Retype the data exactly, from its first line to the line containing "import * as", including both, and skip any picture.
**** RECORDS PROVIDED
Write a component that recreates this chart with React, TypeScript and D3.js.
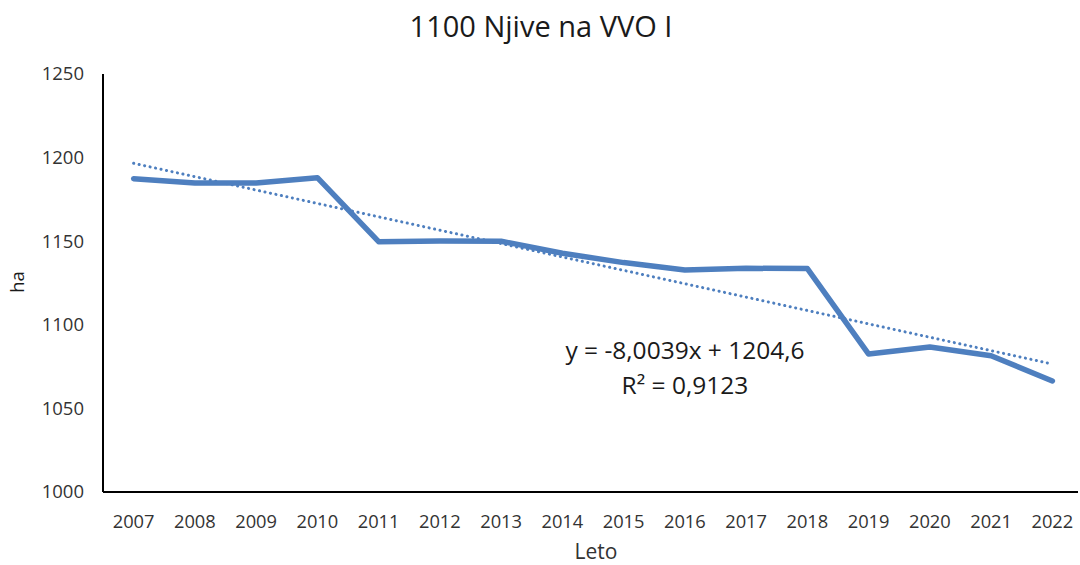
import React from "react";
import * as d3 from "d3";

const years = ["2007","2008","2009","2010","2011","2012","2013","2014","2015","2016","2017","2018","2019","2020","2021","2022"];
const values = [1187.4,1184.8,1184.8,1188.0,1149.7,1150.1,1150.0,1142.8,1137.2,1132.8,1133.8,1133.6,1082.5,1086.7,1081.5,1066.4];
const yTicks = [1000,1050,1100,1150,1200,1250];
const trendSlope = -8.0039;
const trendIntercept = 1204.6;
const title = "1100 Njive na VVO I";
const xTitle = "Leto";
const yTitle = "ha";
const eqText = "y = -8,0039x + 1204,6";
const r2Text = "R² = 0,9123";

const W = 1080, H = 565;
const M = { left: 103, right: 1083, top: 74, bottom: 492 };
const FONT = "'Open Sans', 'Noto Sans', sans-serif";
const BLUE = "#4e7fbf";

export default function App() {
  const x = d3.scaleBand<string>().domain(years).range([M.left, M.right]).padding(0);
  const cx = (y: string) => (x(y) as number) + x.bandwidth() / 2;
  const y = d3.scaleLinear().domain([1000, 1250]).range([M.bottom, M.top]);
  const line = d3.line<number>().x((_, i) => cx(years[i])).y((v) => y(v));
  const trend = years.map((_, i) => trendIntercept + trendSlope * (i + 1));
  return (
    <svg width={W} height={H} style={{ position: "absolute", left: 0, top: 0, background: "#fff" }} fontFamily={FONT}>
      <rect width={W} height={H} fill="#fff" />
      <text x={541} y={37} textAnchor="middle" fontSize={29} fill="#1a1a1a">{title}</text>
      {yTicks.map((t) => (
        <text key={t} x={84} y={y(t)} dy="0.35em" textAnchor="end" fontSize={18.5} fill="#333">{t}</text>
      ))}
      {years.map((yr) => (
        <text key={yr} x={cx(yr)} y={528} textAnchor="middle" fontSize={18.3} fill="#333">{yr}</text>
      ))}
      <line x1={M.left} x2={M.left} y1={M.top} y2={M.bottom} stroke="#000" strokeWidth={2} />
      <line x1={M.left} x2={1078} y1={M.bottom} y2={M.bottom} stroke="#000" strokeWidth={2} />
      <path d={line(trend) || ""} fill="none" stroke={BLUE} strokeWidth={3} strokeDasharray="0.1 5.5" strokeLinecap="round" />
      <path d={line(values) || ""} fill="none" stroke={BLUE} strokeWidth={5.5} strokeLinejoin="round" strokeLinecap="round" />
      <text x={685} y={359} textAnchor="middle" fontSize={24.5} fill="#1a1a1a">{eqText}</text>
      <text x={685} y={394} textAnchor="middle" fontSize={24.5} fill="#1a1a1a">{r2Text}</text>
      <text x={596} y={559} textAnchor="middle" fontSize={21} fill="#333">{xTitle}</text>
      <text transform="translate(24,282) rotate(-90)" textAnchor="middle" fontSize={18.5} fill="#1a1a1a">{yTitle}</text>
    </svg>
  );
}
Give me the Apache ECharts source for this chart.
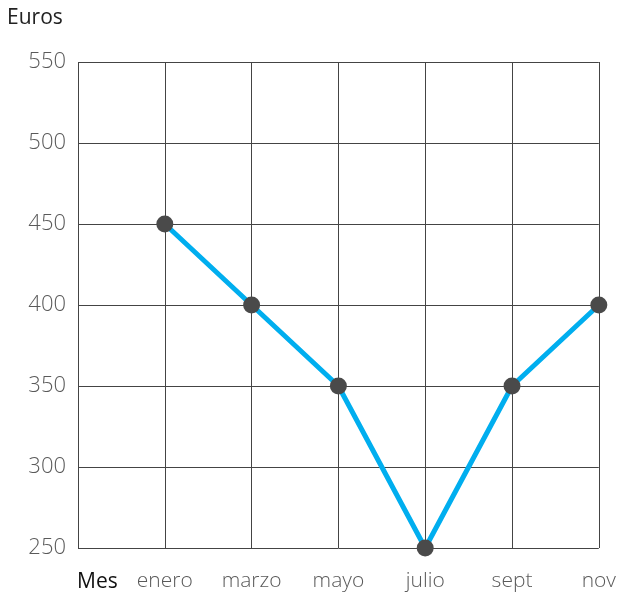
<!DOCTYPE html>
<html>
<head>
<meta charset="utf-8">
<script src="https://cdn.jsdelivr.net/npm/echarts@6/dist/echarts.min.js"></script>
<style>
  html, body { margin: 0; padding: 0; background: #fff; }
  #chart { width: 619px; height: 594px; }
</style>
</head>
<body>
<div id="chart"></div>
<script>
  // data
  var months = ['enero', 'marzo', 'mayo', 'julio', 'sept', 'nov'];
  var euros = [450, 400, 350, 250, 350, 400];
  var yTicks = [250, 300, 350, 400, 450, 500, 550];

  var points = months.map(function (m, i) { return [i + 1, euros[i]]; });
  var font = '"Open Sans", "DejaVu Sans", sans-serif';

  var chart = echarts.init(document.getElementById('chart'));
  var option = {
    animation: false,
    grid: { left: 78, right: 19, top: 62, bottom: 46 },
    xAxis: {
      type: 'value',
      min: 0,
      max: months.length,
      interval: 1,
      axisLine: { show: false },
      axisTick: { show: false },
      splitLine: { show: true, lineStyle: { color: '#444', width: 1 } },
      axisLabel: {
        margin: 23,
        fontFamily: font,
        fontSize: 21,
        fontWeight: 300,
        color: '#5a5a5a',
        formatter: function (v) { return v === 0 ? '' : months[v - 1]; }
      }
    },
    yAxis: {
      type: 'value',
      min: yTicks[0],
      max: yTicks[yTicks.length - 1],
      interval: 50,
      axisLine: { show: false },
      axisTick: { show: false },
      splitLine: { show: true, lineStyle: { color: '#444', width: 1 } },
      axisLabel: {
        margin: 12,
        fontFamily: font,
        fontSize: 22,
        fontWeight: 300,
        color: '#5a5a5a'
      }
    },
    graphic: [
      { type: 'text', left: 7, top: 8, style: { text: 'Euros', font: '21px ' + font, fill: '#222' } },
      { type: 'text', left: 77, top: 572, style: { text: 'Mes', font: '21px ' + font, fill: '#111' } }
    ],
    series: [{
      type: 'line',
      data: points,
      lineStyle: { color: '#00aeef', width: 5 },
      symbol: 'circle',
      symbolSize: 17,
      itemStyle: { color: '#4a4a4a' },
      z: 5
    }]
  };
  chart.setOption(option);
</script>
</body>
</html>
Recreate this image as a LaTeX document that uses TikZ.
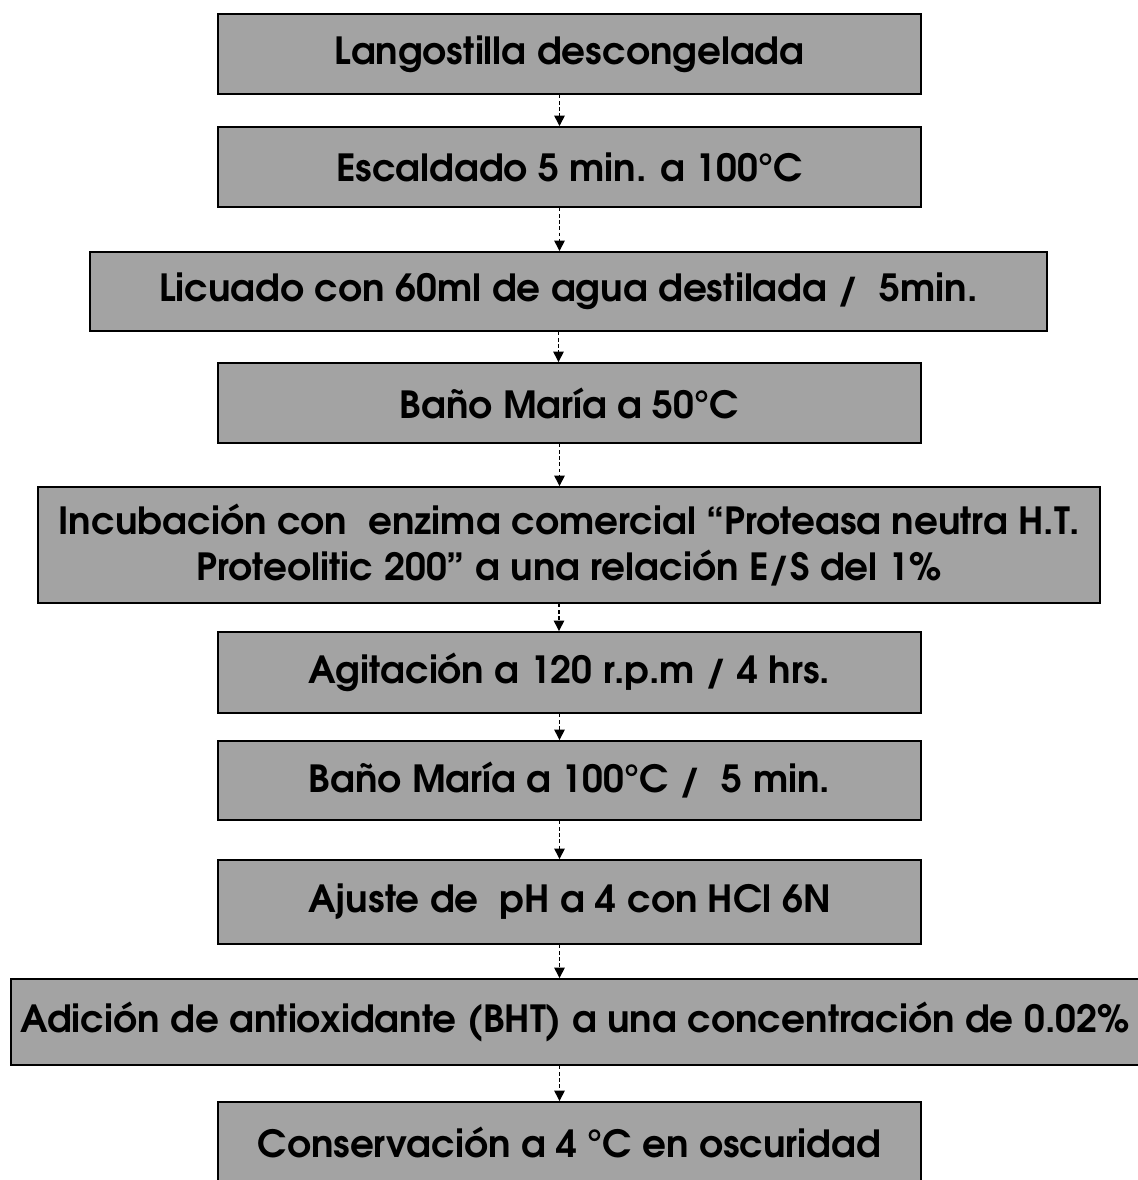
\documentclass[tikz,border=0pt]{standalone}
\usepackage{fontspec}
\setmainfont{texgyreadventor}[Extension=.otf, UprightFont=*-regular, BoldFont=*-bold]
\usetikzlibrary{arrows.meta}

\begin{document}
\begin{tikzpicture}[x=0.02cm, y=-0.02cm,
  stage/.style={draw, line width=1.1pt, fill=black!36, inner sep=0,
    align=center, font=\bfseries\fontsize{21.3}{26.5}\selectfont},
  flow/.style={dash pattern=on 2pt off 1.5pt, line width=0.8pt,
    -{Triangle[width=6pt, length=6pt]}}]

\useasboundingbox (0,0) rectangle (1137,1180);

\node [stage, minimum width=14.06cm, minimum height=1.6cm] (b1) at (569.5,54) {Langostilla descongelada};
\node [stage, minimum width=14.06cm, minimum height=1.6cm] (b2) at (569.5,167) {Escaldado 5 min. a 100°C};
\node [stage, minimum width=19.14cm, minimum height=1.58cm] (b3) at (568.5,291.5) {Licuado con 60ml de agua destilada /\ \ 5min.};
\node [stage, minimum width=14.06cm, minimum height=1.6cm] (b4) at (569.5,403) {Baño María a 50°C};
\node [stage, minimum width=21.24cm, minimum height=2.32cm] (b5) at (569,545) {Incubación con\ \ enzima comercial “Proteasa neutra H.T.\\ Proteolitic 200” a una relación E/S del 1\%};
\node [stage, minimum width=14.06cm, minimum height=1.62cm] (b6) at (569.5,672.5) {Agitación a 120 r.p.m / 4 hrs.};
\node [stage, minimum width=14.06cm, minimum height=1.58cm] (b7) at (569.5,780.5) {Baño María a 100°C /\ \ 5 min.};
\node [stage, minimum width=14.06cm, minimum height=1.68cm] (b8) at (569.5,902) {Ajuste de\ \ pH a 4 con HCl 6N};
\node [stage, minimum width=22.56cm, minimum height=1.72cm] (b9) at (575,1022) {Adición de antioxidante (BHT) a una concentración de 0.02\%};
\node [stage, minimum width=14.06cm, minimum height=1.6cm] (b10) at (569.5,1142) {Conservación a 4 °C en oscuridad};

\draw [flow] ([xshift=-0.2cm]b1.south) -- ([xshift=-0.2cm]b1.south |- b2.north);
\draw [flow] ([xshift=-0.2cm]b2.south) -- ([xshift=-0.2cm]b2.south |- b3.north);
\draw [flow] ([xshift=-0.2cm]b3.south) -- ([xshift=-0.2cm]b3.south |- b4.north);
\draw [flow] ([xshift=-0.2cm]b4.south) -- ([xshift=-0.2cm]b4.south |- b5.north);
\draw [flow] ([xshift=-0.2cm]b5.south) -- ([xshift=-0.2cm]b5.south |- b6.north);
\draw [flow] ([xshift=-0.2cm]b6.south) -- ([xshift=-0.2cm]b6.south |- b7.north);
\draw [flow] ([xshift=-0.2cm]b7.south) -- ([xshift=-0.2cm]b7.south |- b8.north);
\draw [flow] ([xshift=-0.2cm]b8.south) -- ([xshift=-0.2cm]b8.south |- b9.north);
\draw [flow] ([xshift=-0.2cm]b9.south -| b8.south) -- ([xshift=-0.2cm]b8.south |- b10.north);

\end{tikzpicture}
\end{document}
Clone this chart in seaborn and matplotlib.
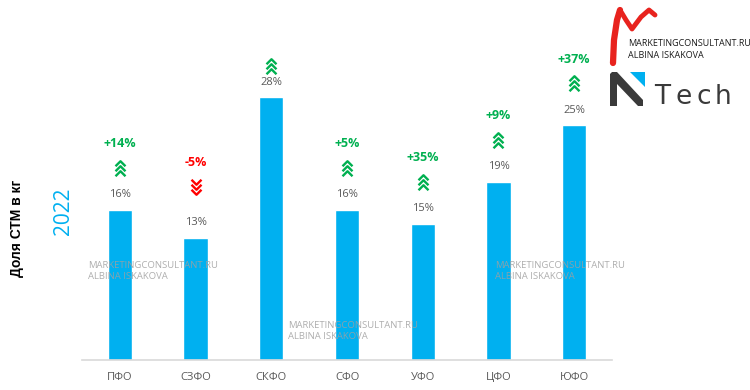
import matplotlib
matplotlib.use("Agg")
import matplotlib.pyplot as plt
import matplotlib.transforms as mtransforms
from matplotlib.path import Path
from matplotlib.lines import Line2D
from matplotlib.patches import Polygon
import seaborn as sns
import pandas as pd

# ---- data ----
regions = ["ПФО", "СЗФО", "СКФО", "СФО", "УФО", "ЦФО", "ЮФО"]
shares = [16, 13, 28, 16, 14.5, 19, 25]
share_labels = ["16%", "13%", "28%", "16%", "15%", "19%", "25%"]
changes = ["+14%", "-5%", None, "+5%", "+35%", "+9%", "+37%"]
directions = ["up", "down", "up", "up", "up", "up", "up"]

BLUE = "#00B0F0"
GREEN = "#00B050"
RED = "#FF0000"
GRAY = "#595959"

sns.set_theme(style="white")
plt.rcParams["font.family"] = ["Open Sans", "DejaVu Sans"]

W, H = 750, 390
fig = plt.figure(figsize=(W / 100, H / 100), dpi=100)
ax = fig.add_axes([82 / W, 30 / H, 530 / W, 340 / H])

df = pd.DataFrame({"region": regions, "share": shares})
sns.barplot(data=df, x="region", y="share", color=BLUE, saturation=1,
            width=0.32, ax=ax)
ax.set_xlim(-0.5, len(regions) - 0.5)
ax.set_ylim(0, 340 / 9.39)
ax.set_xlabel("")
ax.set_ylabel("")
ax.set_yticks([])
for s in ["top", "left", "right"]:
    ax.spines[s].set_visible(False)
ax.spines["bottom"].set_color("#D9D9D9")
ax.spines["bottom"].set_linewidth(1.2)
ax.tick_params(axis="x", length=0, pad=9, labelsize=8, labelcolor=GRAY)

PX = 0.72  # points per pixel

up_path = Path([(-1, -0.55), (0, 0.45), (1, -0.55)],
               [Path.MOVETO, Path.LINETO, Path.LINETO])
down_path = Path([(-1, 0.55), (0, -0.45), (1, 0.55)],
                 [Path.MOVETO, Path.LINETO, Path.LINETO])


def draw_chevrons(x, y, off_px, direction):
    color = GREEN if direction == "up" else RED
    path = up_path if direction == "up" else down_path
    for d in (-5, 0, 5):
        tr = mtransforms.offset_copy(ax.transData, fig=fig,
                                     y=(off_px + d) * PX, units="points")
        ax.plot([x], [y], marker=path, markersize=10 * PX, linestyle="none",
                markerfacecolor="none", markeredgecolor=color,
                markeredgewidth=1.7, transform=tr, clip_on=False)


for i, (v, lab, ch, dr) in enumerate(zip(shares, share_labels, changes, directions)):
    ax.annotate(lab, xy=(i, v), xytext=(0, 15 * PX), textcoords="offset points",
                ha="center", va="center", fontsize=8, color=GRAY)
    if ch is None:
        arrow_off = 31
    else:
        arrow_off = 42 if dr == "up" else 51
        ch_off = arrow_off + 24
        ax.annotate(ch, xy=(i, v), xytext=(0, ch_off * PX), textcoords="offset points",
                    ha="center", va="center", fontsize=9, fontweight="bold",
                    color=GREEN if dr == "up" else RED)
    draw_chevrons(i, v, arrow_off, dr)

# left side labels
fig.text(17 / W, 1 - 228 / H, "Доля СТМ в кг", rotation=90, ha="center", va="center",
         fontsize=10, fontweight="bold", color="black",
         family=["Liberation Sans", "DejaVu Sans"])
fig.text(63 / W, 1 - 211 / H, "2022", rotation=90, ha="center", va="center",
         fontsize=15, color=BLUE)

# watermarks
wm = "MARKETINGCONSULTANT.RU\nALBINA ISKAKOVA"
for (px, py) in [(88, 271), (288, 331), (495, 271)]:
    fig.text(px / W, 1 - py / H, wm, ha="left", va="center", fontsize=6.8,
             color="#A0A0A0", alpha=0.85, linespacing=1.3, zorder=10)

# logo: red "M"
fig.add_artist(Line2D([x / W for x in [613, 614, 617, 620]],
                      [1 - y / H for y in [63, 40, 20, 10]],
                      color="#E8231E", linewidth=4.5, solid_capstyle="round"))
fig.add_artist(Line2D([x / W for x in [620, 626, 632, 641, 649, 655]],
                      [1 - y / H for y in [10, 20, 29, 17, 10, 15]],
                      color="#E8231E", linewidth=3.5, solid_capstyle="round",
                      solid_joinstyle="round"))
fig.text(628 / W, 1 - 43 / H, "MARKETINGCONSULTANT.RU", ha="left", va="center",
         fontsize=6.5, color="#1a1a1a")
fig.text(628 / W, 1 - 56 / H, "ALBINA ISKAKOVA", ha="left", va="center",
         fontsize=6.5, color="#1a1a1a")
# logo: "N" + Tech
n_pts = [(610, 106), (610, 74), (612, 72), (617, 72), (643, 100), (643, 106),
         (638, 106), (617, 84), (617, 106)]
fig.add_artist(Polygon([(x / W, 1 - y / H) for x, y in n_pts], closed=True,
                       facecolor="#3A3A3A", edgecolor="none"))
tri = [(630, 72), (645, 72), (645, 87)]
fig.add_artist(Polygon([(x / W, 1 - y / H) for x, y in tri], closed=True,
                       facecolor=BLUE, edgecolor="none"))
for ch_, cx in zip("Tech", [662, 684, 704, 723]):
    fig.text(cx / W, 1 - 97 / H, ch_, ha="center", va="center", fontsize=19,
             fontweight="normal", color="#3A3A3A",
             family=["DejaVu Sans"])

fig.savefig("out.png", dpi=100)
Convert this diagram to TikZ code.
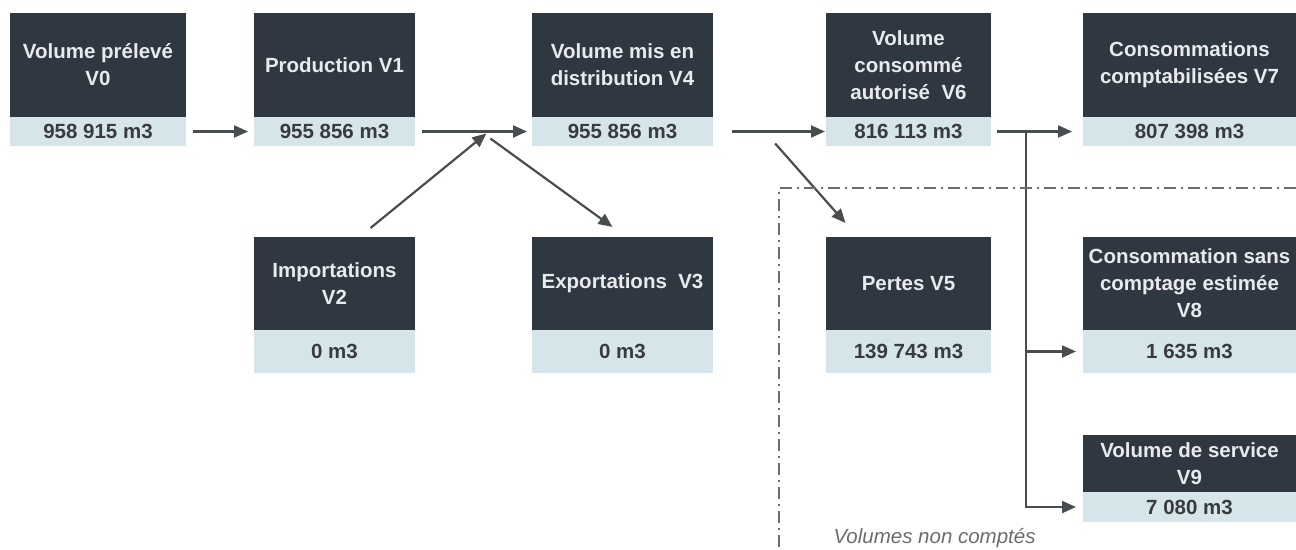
********
◆ WORKED ANSWER
Write a component that recreates this chart with React, TypeScript and D3.js.
import React from "react";
import * as d3 from "d3";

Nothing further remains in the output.